Rupert Murdoch wants to apply Kindle model to newspapers
Amazon Kindle is the flagship for the emerging model of specialized devices with embedded wireless, and News Corp CEO Rupert Murdoch is seldom one to miss a major communications trend. He said last week that his firm is investing in a mobile device for reading newspapers, which like Kindle and many other examples, would create new revenue streams and channels to market for established businesses, with the wireless operator being invisible to the user.
Murdoch offered few details, but said the color device would have a larger screen than other handhelds. In return for an experience optimized for reading newspapers on the move, users would be expected to pay a subscription. "People are used to reading everything on the net for free, and that's going to have to change," Murdoch told a cable conference in Washington DC.
He threw down the gauntlet to Google, indicating how dedicated single-app devices, if sufficiently attractive and well priced, could be used to keep individual brands in power, and fragment the open internet experience. Murdoch questioned whether aggregators like Google should be allowed to offer newspaper content without paying fees for it.
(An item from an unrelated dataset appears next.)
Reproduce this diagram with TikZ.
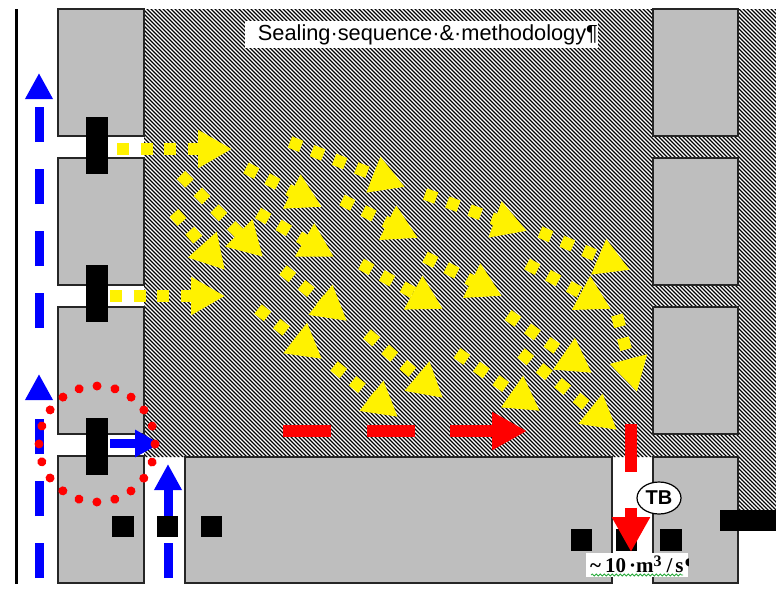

Should we be allowing Google to steal all our copyrights? If you have a brand like The New York Times or The Wall Street Journal, you don't have to," he went on. "You can say thanks but no thanks." While the WSJ, which Murdoch’s company owns, has succeeded with a subscription model – and is also the second most requested newspaper on Amazon Kindle - the NYT has not, which the News Corp chief sees as a weakness. “The inventory of display advertising on the web is doubling every year. They're never going to make money on an advertising model to re-place what they're losing."
While Google has generally succeeded in taking the moral high ground in the internet wars, it will come under renewed fire from content owners as they see the chance to grab a significant role in the mobile web value chain, before that solidifies – and we can expect the same kind of battles over content ownership and profit shares that characterized the early PC internet.
Robert Thomson, editor of the WSJ, says Google profits unfairly from content producers and “shamelessly... encourages promiscuity”, so many users do not associate content with its creator. Murdoch pulled back from a plan to make the WSJ’s content free when he took over the pa-per in 2007.
Of course, Murdoch’s next decision after launching the newspaper reader would be how to get it onto suitable networks – through encouraging carriers to offer it, or more likely, creating a News Corp MVNO, retaining full control of the brand and experience and embedding the wireless fees in the overall subscription cost. This trend could finally move the world towards Nokia’s dream of everyone carrying multiple mobile devices, each optimized for a different activity or hobby – provided users prove willing to lug about a whole briefcase full of gadgets.
Yesterday saw Google CEO Eric Schmidt responding to Murdoch’s attach in a speech at the Newspaper Association of America's annual meeting in San Diego. He said internet players should not be blamed for the decline of newspaper readership, but a failure of publishers to keep up with the pace of change and listen to their readers. "I would encourage everybody: think in terms of what your reader wants," he said. "These are ultimately consumer businesses and if you piss off enough of them, you will not have any more."
He pointed out that Google has a multimillion dollar deal to distributed Associated Press content and host it on Google servers, and said he believed most newspaper circulation should be online and/or mobile, not printed. “There should be five times, 10 times more circulation because there's no distribution cost," he said.